A single suite file can declare more than one Suite:

suites/orchestration.py
from agentprdiff import case, suite
from agentprdiff.graders import contains, tool_called

billing = suite(name="billing", agent=billing_agent, cases=[...])
triage  = suite(name="triage",  agent=triage_agent,  cases=[...])
escalation = suite(name="escalation", agent=escalation_agent, cases=[...])

agentprdiff check suites/orchestration.py prints three tables, one per suite, and aggregates the exit code.

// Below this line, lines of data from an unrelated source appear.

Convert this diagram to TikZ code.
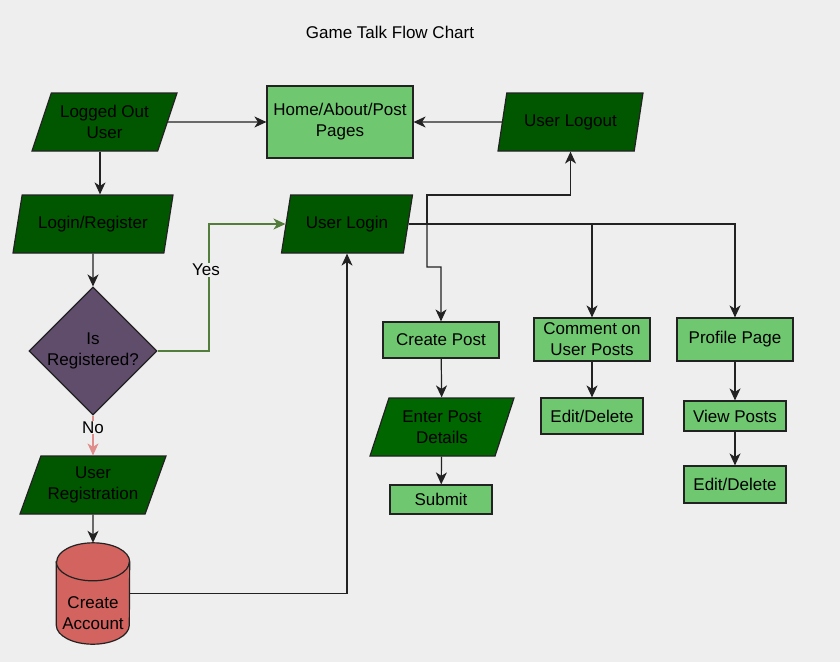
\documentclass[tikz,border=0pt]{standalone}
\usepackage{fontspec}
\setmainfont{Liberation Sans}
\usetikzlibrary{shapes.geometric,arrows.meta}
\definecolor{bgc}{HTML}{EEEEEE}
\definecolor{dgreen}{HTML}{005700}
\definecolor{egreen}{HTML}{006600}
\definecolor{lgreen}{HTML}{6FC870}
\definecolor{plum}{HTML}{604D6C}
\definecolor{brick}{HTML}{D2635F}
\definecolor{yesc}{HTML}{537D3A}
\definecolor{noc}{HTML}{E08E8B}
\definecolor{inkc}{HTML}{222222}
\begin{document}
\begin{tikzpicture}[x=1pt,y=-1pt,
  font=\fontsize{17}{21}\selectfont,
  io/.style={trapezium,trapezium left angle=60,trapezium right angle=120,
    trapezium stretches body,draw=inkc,line width=1.2pt,fill=dgreen,text=black,
    minimum height=58pt,inner sep=0pt,align=center},
  box/.style={rectangle,draw=inkc,line width=1.2pt,fill=lgreen,text=black,
    inner sep=0pt,align=center},
  tip/.style={-{Stealth[length=12pt,width=11pt,inset=3.5pt]}},
  arr/.style={draw=inkc,line width=1.2pt,tip},
  lbl/.style={fill=bgc,inner sep=1pt}]
\fill[bgc] (0,0) rectangle (840,662);
\useasboundingbox (0,0) rectangle (840,662);
\node (title) at (390,32) {Game Talk Flow Chart};
\node[io,minimum width=145pt] (lou) at (104.5,122) {Logged Out\\User};
\node[box,minimum width=146pt,minimum height=72pt] (home) at (340,122) {Home/About/Post\\Pages};
\node[io,minimum width=145pt] (ulo) at (570.5,122) {User Logout};
\node[io,minimum width=160pt] (logreg) at (93,224) {Login/Register};
\node[io,minimum width=131pt] (ulogin) at (347,224) {User Login};
\node[diamond,draw=inkc,line width=1.2pt,fill=plum,text=black,inner sep=0pt,
  minimum width=123pt,minimum height=122pt,align=center] (isreg) at (93,351) {Is\\Registered?};
\node[io,minimum width=146pt] (ureg) at (93,485) {User\\Registration};
% database cylinder
\node[minimum width=73pt,minimum height=101pt,inner sep=0pt] (acct) at (93,593.5) {};
\draw[draw=inkc,fill=brick,line width=1.2pt]
  ([yshift=-19pt]acct.north west) -- ([yshift=19pt]acct.south west)
  arc[start angle=180,end angle=360,x radius=36.5pt,y radius=19pt]
  -- ([yshift=-19pt]acct.north east)
  arc[start angle=0,end angle=180,x radius=36.5pt,y radius=19pt] -- cycle;
\draw[draw=inkc,line width=1.2pt] ([yshift=-19pt]acct.north west)
  arc[start angle=180,end angle=360,x radius=36.5pt,y radius=19pt];
\node[align=center] (acctlbl) at ([yshift=-20pt]acct.center) {Create\\Account};
\node[box,minimum width=116pt,minimum height=36pt] (cpost) at (441,340) {Create Post};
\node[io,minimum width=144pt,fill=egreen] (epd) at (442,427) {Enter Post\\Details};
\node[box,minimum width=102pt,minimum height=29pt] (submit) at (441,499.5) {Submit};
\node[box,minimum width=116pt,minimum height=43pt] (comment) at (592,339.5) {Comment on\\User Posts};
\node[box,minimum width=102pt,minimum height=36pt] (edit1) at (592,416) {Edit/Delete};
\node[box,minimum width=116pt,minimum height=43pt] (profile) at (735,339.5) {Profile Page};
\node[box,minimum width=102pt,minimum height=30pt] (view) at (735,416) {View Posts};
\node[box,minimum width=102pt,minimum height=37pt] (edit2) at (735,484.5) {Edit/Delete};
\coordinate (jn) at (427,224);
% top row
\draw[arr] (lou) -- (home);
\draw[arr] (ulo) -- (home);
\draw[arr] ([xshift=-4.5pt]lou.south) -- ([xshift=-4.5pt]lou.south |- logreg.north);
% registration branch
\draw[arr] (logreg) -- (isreg);
\draw[draw=yesc,line width=1.2pt,tip] (isreg.east) -- (209,351) |- (ulogin);
\node[lbl] (yes) at (206,270) {Yes};
\draw[draw=noc,line width=1.2pt,tip] (isreg) -- node[lbl,pos=0.3] (no) {No} (ureg);
\draw[arr] (ureg) -- (acct);
\draw[arr] (acct) -| (ulogin);
% user login branches
\draw[arr] (ulogin) -- (jn) -- (427,267) -| (cpost);
\draw[arr] (jn) -- (427,195) -| (ulo);
\draw[arr] (ulogin) -| (comment);
\draw[arr] (ulogin) -| (profile);
\draw[arr] (cpost) -- (epd);
\draw[arr] (epd) -- (submit);
\draw[arr] (comment) -- (edit1);
\draw[arr] (profile) -- (view);
\draw[arr] (view) -- (edit2);
\end{tikzpicture}
\end{document}
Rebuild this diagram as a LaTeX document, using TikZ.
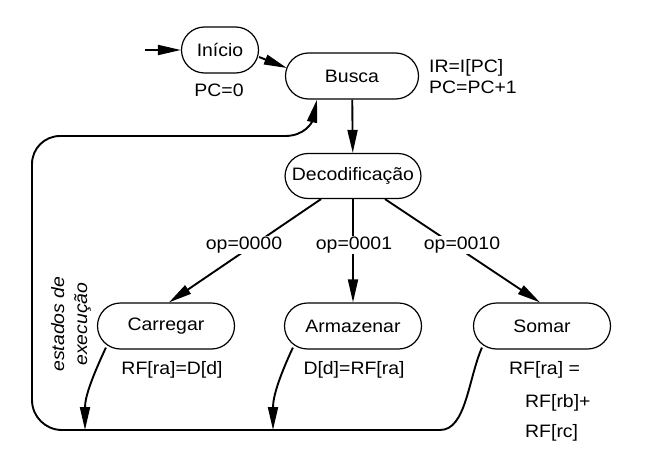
\documentclass[tikz,border=0pt]{standalone}
\usepackage{fontspec}
\setmainfont{Liberation Sans}[FakeStretch=1.08]
\usetikzlibrary{arrows.meta}
\usetikzlibrary{positioning}

\begin{document}
\begin{tikzpicture}[x=1pt, y=1pt,
  every node/.style={font=\fontsize{18}{21}\selectfont, inner sep=0pt},
  estado/.style={rectangle, rounded corners=23pt, minimum height=46pt, line width=1.2pt, draw=black},
  seta/.style={line width=1.9pt, color=black, -{Triangle[length=23pt, width=10pt]}},
  rotulo/.style={fill=white, inner sep=1pt}]
\useasboundingbox (0pt,0pt) rectangle (653pt,-460pt);
\node (inicio) [estado, minimum width=77pt] at (220pt, -50pt) {Início};
\node (busca) [estado, minimum width=133pt] at (352pt, -76pt) {Busca};
\node (decod) [estado, minimum width=136pt, minimum height=45pt] at (353pt, -176pt) {Decodificação};
\node (carregar) [estado, minimum width=137pt] at (166pt, -326pt) {Carregar};
\node (armazenar) [estado, minimum width=137pt] at (353pt, -326pt) {Armazenar};
\node (somar) [estado, minimum width=137pt] at (542pt, -326pt) {Somar};
\node (pc0) at (219pt, -90pt) {PC=0};
\node (buscaacao) [anchor=west, align=left] at (429pt, -77pt) {IR=I[PC]\\PC=PC+1};
\node (carregaracao) at (172pt, -370pt) {RF[ra]=D[d]};
\node (armazenaracao) at (354pt, -370pt) {D[d]=RF[ra]};
\node (somaracao1) [anchor=west] at (509pt, -370pt) {RF[ra] =};
\node (somaracao2) [anchor=west] at (525pt, -403pt) {RF[rb]+};
\node (somaracao3) [anchor=west] at (525pt, -433pt) {RF[rc]};
\node (execucao) [rotate=90, align=center, font=\fontsize{18}{23}\selectfont\itshape] at (71pt, -324pt) {estados de\\execução};
\coordinate (entrada) at (145pt, -50pt);
\coordinate (volta1) at (85pt, -430pt);
\coordinate (volta2) at (273pt, -430pt);
\draw [seta] (entrada) to (inicio.west);
\draw [seta] ([yshift=-7pt]inicio.east) to ([xshift=2pt, yshift=8pt]busca.west);
\draw [seta] (busca) to (decod);
\draw [seta] ([xshift=-32pt]decod.south) to ([xshift=3pt]carregar.north);
\draw [seta] (decod) to (armazenar);
\draw [seta] ([xshift=32pt]decod.south) to ([xshift=-2pt]somar.north);
\node (op1) [rotulo] at (244pt, -245pt) {op=0000};
\node (op2) [rotulo] at (354pt, -245pt) {op=0001};
\node (op3) [rotulo] at (462pt, -245pt) {op=0010};
\draw [seta] ([xshift=9pt, yshift=2pt]carregar.south west) to [out=245, in=90] (volta1);
\draw [seta] ([xshift=9pt, yshift=2pt]armazenar.south west) to [out=245, in=90] (volta2);
% laco de volta para a busca
\draw [seta] ([xshift=9pt, yshift=2pt]somar.south west) .. controls (468pt, -380pt) and (466pt, -430pt) .. (440pt, -430pt)
  -- (62pt, -430pt) arc [start angle=270, end angle=180, radius=30pt] -- (32pt, -164pt)
  arc [start angle=180, end angle=90, radius=28pt] -- (285pt, -136pt)
  .. controls (305pt, -136pt) and (312pt, -122pt) .. ([xshift=-35pt]busca.south);
\end{tikzpicture}
\end{document}
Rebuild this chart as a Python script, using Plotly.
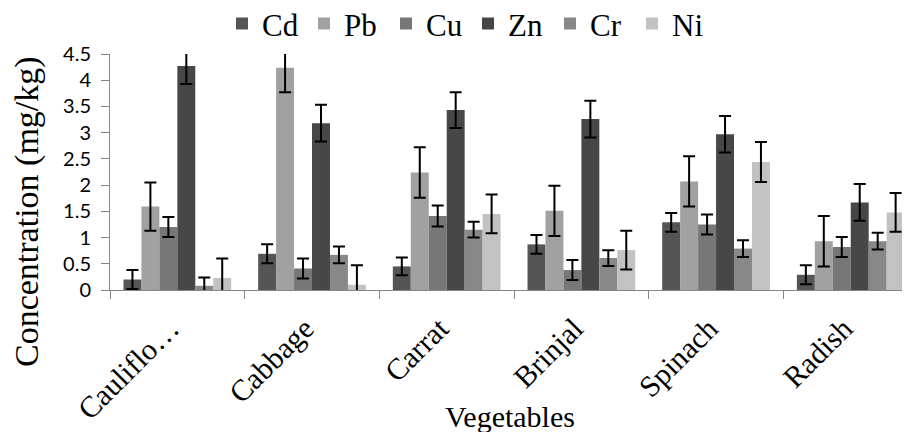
import plotly.graph_objects as go

categories = ["Cauliflo…", "Cabbage", "Carrat", "Brinjal", "Spinach", "Radish"]
series_names = ["Cd", "Pb", "Cu", "Zn", "Cr", "Ni"]
cd = [0.20, 0.69, 0.45, 0.87, 1.29, 0.29]
pb = [1.59, 4.24, 2.24, 1.51, 2.07, 0.93]
cu = [1.20, 0.41, 1.41, 0.38, 1.25, 0.82]
zn = [4.27, 3.18, 3.43, 3.26, 2.97, 1.67]
cr = [0.08, 0.67, 1.15, 0.61, 0.79, 0.93]
ni = [0.23, 0.10, 1.45, 0.76, 2.44, 1.48]
cd_err = [0.18, 0.18, 0.17, 0.18, 0.18, 0.18]
pb_err = [0.46, 0.47, 0.48, 0.48, 0.48, 0.48]
cu_err = [0.19, 0.19, 0.20, 0.19, 0.19, 0.19]
zn_err = [0.34, 0.35, 0.34, 0.35, 0.35, 0.35]
cr_err = [0.16, 0.16, 0.15, 0.15, 0.16, 0.16]
ni_err = [0.37, 0.37, 0.37, 0.37, 0.38, 0.37]
colors = ["#555555", "#a1a1a1", "#777777", "#474747", "#888888", "#c2c2c2"]

values = [cd, pb, cu, zn, cr, ni]
errors = [cd_err, pb_err, cu_err, zn_err, cr_err, ni_err]

fig = go.Figure()
for name, vals, errs, col in zip(series_names, values, errors, colors):
    fig.add_trace(go.Bar(
        x=categories, y=vals, name=name,
        marker=dict(color=col, line=dict(width=0)),
        error_y=dict(type="data", array=errs, visible=True,
                     color="black", thickness=2, width=6),
    ))

serif = "Liberation Serif"
fig.update_layout(
    width=902, height=424,
    margin=dict(l=102, r=0, t=46, b=142, autoexpand=False),
    paper_bgcolor="white", plot_bgcolor="white",
    barmode="group", bargap=0.2, bargroupgap=0,
    legend=dict(orientation="h", xref="paper", yref="paper",
                x=0.4475, y=1.128, xanchor="center", yanchor="middle",
                font=dict(family=serif, size=31, color="black"),
                entrywidth=37, traceorder="normal"),
    xaxis=dict(type="category", range=[-0.5, 5.44], automargin=False,
               showline=True, linecolor="#868686", linewidth=1,
               ticks="outside", tickson="boundaries", ticklen=8,
               tickcolor="#868686", tickangle=-45,
               ticklabelstandoff=8, ticklabelshift=-7,
               tickfont=dict(family=serif, size=30, color="black"),
               showgrid=False),
    yaxis=dict(range=[0, 4.5], dtick=0.5, tick0=0, automargin=False,
               showline=True, linecolor="#868686", linewidth=1,
               ticks="outside", ticklen=8, tickcolor="#868686",
               ticklabelstandoff=6,
               tickfont=dict(family="Lato", size=20, color="black"),
               showgrid=False, zeroline=False),
    annotations=[
        dict(text="Concentration (mg/kg)", textangle=-90,
             xref="paper", yref="paper", x=-0.103, y=0.333,
             xanchor="center", yanchor="middle", showarrow=False,
             font=dict(family=serif, size=34, color="black")),
        dict(text="Vegetables", xref="paper", yref="paper",
             x=0.5, y=-0.534, xanchor="center", yanchor="middle",
             showarrow=False,
             font=dict(family=serif, size=30, color="black")),
    ],
)

fig.write_html("out.html")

Expected output (truncated)

agentprdiff check — suite refund  (18/18 passed, 0 regressed)
…(table)…
agentprdiff check — suite abuse  (6/6 passed, 0 regressed)
…(table)…
agentprdiff check — suite escalation  (4/4 passed, 0 regressed)
…(table)…
agentprdiff check — suite multilingual  (9/9 passed, 0 regressed)
…(table)…
✓ no regressions.

Explanation

  • The runner doesn't care how many suites a file defines. The loader walks module-level Suite instances and runs each independently.
  • Per-suite files keep cases discoverable in your editor and make PR-scoped reviews trivial — a code reviewer sees suites/refund.py in the diff and knows to look at .agentprdiff/baselines/refund/ next to it.
  • Sharing _eval_agent.py is what makes per-domain files cheap to add.
  • Globbing suites/*.py from CI keeps the workflow YAML stable as you add files.

Tips for very large suites

  • Tag slow cases. case(name="...", tags=["slow"]). Then agentprdiff check --skip slow for the fast PR gate, and a separate nightly job for the full set.
  • Use --case filtering in PR descriptions so a maintainer can reproduce a specific failure with one copy/paste.
  • Split by latency budget. Cases that legitimately need 30s of multi-turn agent loops shouldn't be alongside <1s cases — separate suites means separate .agentprdiff/baselines/ folders and faster re-records.